The reason is that this Government relies entirely on the private market, as social housing is absent from this document. It is absent not by accident, but for a reason, which is ideological and political. It is about feeding the developers, bankers and the same old crooks, gangsters and financiers who put us in this current position. The Minister of State, and the former Minister, Deputy Alan Kelly, are quite genuine about this to a degree but they will not achieve much. This Government will build more houses than the former Minister, Deputy Alan Kelly, not because of the plan, but because it would be impossible to build any fewer than he did. We were promised 5,500 social houses under the former Minister by 2015 but we got approximately 400 by 2016, so we can work out the maths and see how much can be delivered.
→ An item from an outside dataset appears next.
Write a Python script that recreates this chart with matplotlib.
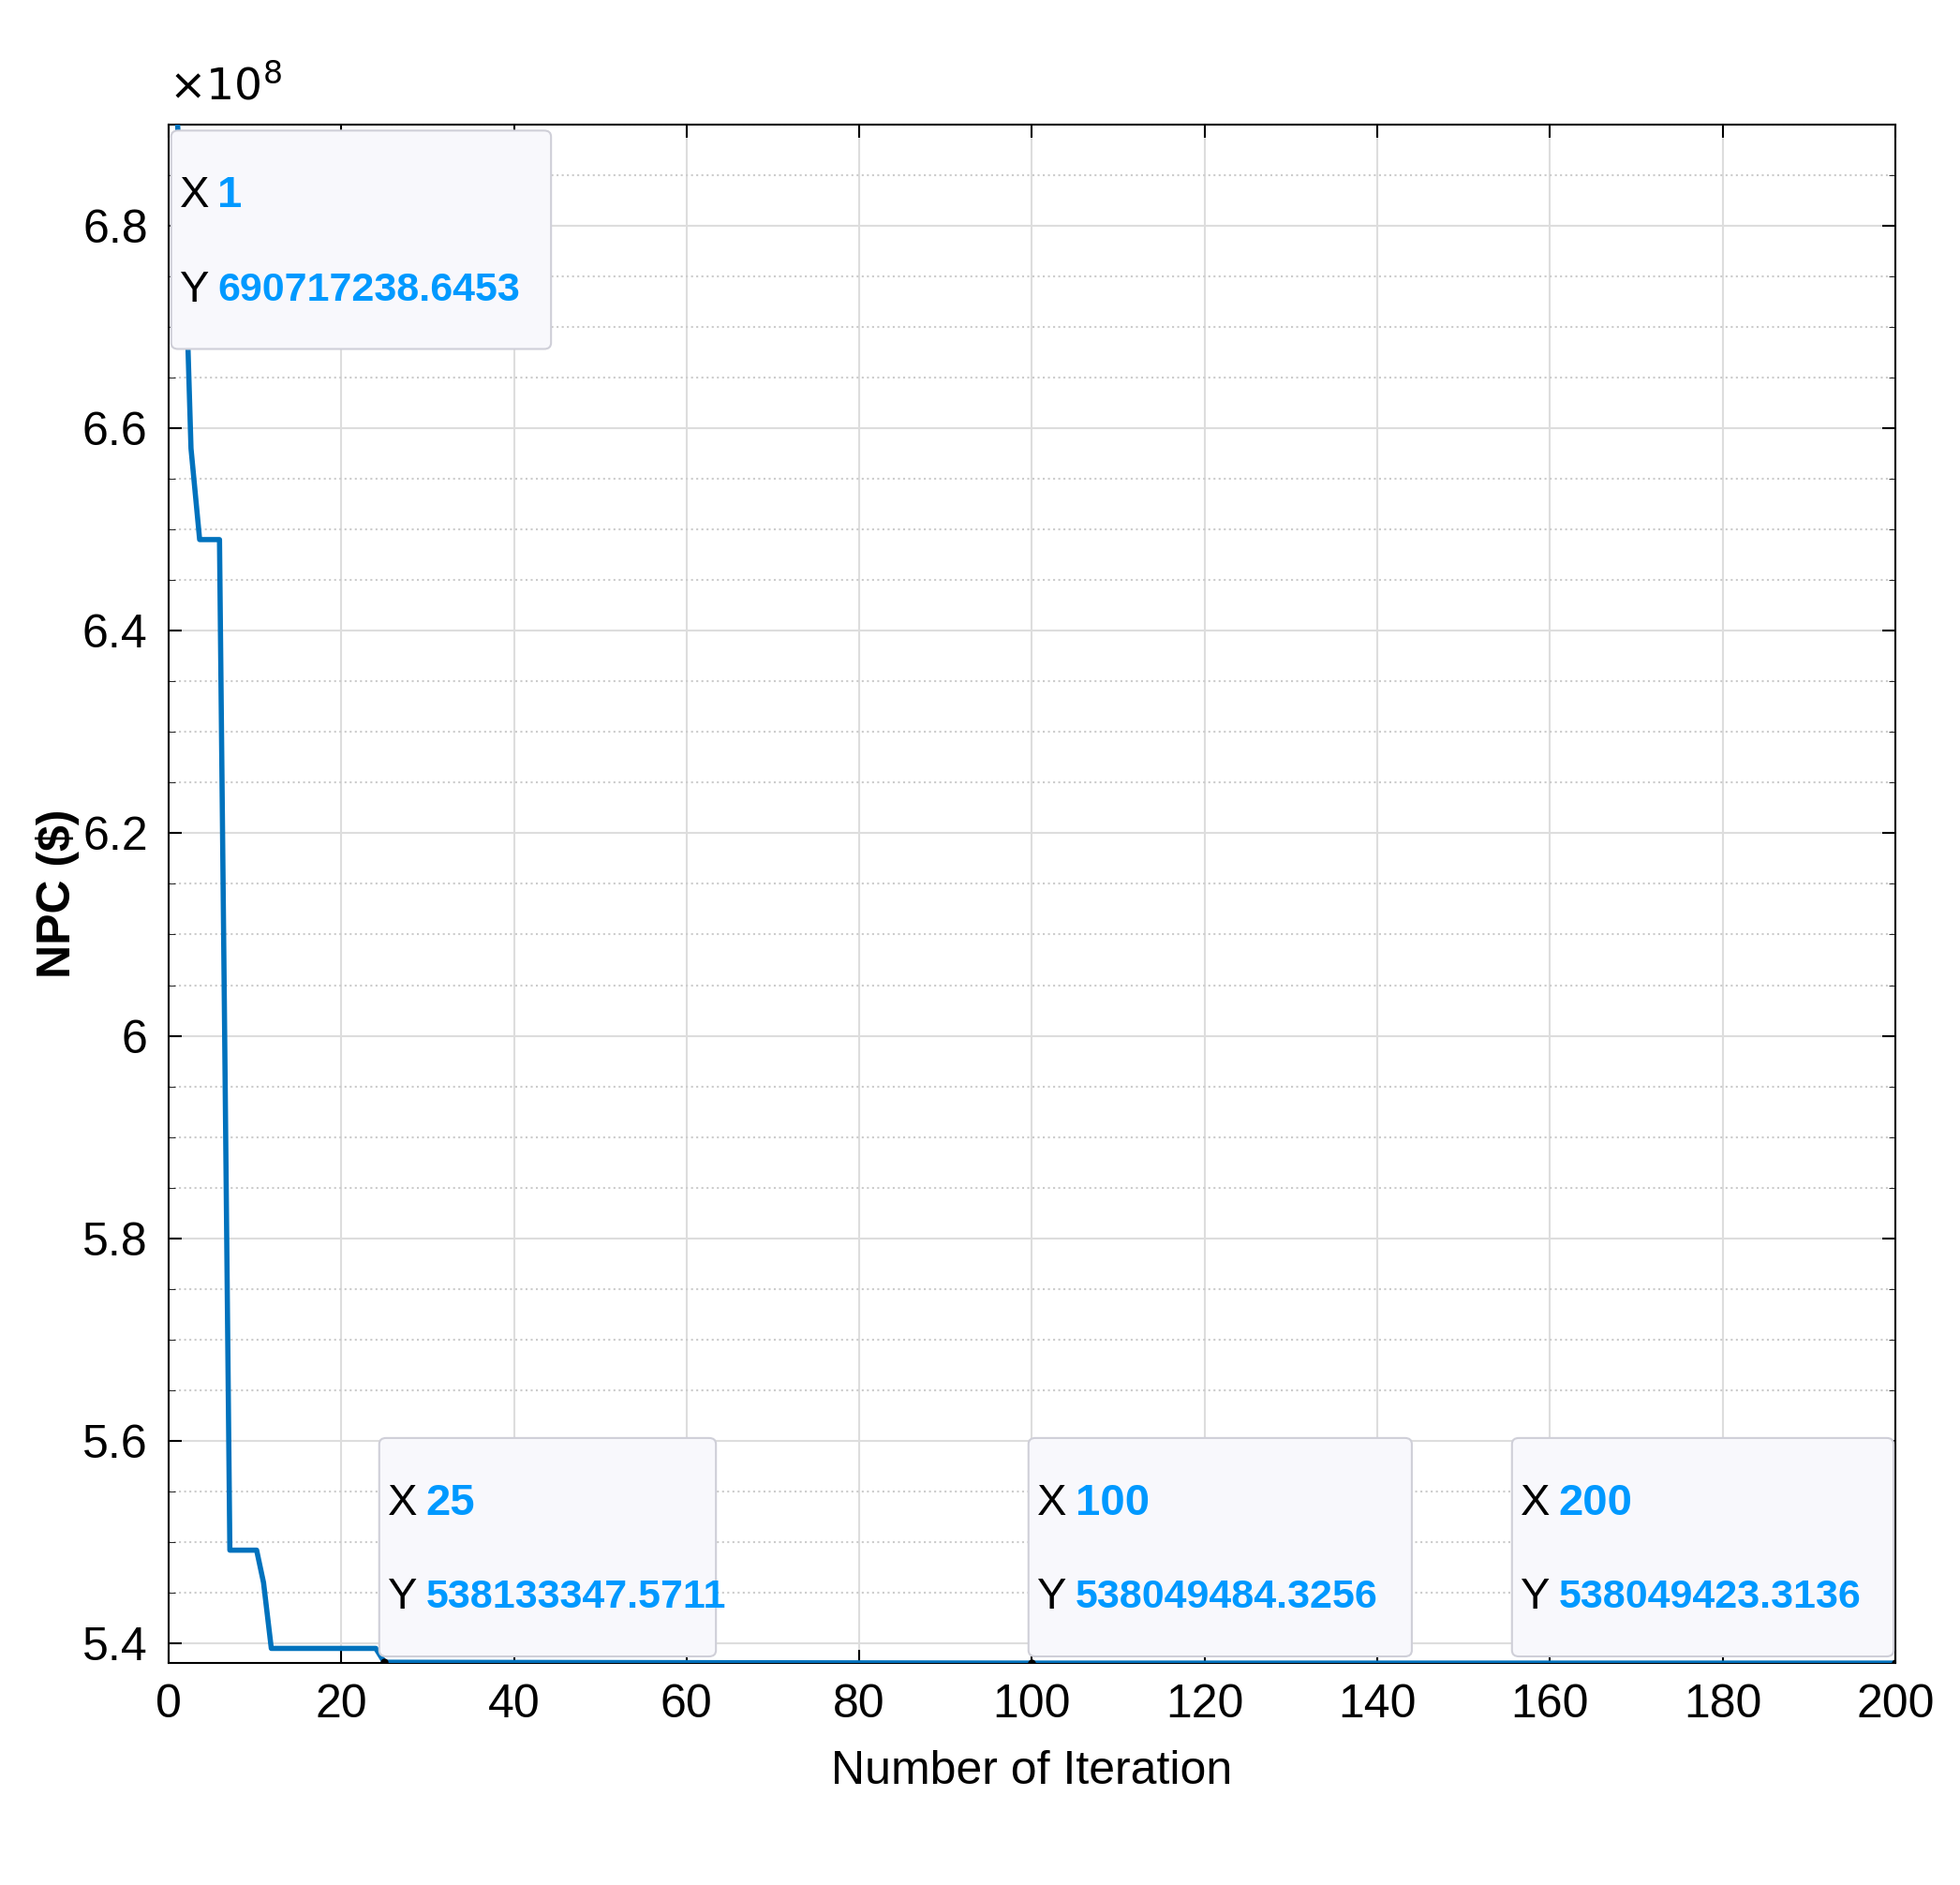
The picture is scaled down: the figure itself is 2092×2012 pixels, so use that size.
import matplotlib
matplotlib.use("Agg")
import matplotlib.pyplot as plt
from matplotlib.patches import FancyBboxPatch
from matplotlib.ticker import MultipleLocator

iters = [1, 2, 2.6, 3.6, 5.9, 6.5, 7.1, 10.2, 11.0, 11.9, 24.0, 25, 100, 200]
npc = [6.907, 6.75, 6.58, 6.49, 6.49, 6.0, 5.492, 5.492, 5.46, 5.395, 5.395, 5.38133, 5.38049, 5.38049]
tip_x = [1, 25, 100, 200]
tip_y_text = ["690717238.6453", "538133347.5711", "538049484.3256", "538049423.3136"]
tip_y = [6.907, 5.38133, 5.38049, 5.38049]
xticks = list(range(0, 201, 20))
yticks = [5.4, 5.6, 5.8, 6.0, 6.2, 6.4, 6.6, 6.8]
ytick_labels = ["5.4", "5.6", "5.8", "6", "6.2", "6.4", "6.6", "6.8"]

plt.rcParams['font.family'] = ['Liberation Sans', 'DejaVu Sans']
fig = plt.figure(figsize=(20.92, 20.12), dpi=100)
ax = fig.add_axes([0.086, 0.118, 0.881, 0.816])
ax.plot(iters, npc, color='#0072BD', lw=4, zorder=3)
ax.plot(tip_x, tip_y, 'o', color='black', ms=5, zorder=4)
ax.set_xlim(0, 200)
ax.set_ylim(5.381, 6.9)
ax.set_xticks(xticks)
ax.set_xticklabels([str(v) for v in xticks])
ax.set_yticks(yticks)
ax.set_yticklabels(ytick_labels)
ax.yaxis.set_minor_locator(MultipleLocator(0.05))
ax.grid(True, which='major', color='#dddddd', lw=1.5)
ax.grid(True, which='minor', axis='y', color='#cccccc', ls=':', lw=1.5)
ax.tick_params(axis='both', which='major', labelsize=36, direction='in', length=10, width=1.5, top=True, right=True, pad=16)
ax.tick_params(axis='y', which='minor', direction='in', length=5, left=True, right=True)
for s in ax.spines.values():
    s.set_linewidth(1.5)
ax.set_xlabel("Number of Iteration", fontsize=36, labelpad=18)
ax.set_ylabel("NPC ($)", fontsize=36, fontweight='bold', labelpad=2)
ax.text(0.0, 1.01, r"$\times10^{8}$", transform=ax.transAxes, fontsize=34, va='bottom', ha='left')

boxes = [(0.0015, 0.854, 0.22, 0.142), (0.122, 0.004, 0.195, 0.142),
         (0.498, 0.004, 0.222, 0.142), (0.778, 0.004, 0.221, 0.142)]
for (bx, by, bw, bh), xv, yv in zip(boxes, tip_x, tip_y_text):
    p = FancyBboxPatch((bx, by), bw, bh, boxstyle="round,pad=0,rounding_size=0.004",
                       transform=ax.transAxes, facecolor='#f8f8fc', edgecolor='#cfcfd8', lw=1.5, zorder=5)
    ax.add_patch(p)
    tx = bx + 0.005
    ax.text(tx, by + bh * 0.70, "X", transform=ax.transAxes, fontsize=34, va='center', zorder=6)
    ax.text(tx + 0.022, by + bh * 0.70, str(xv), transform=ax.transAxes, fontsize=34, va='center', color='#0099ff', fontweight='bold', zorder=6)
    ax.text(tx, by + bh * 0.27, "Y", transform=ax.transAxes, fontsize=34, va='center', zorder=6)
    ax.text(tx + 0.022, by + bh * 0.27, yv, transform=ax.transAxes, fontsize=31, va='center', color='#0099ff', fontweight='bold', zorder=6)

fig.savefig("out.png", dpi=100)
The problem with the housing market is that it is a market and it gives us many problems. It does little to deal with homelessness. I will comment briefly on modular housing, as I have some in my back yard in Cherry Orchard. There was a recent protest to stop the building going ahead but people did not object to the housing. The people in Cherry Orchard have one shop and school, with no post office, dentist or doctor, and a lousy bus service. They objected to the housing scheme going ahead because the builders did not know what they were doing. They were cutting through an estate, taking away culs-de-sac, while they put main roads through another estate. When the council was called to check what was going on, nobody had any maps or drawings. Even at that most basic and fundamental level, we are making a hames of this. We are paying somebody - I do not know who it is - €250,000 for each of these modular houses. I am not saying they will be nasty or horrible but we know from builders and people like Deputy Mick Wallace that one could build a decent home on public land for approximately €150,000. Why are we not doing that? It is because the market reigns supreme and the Government cannot get that out of its head. It should move away from the market and take responsibility for providing decent public housing.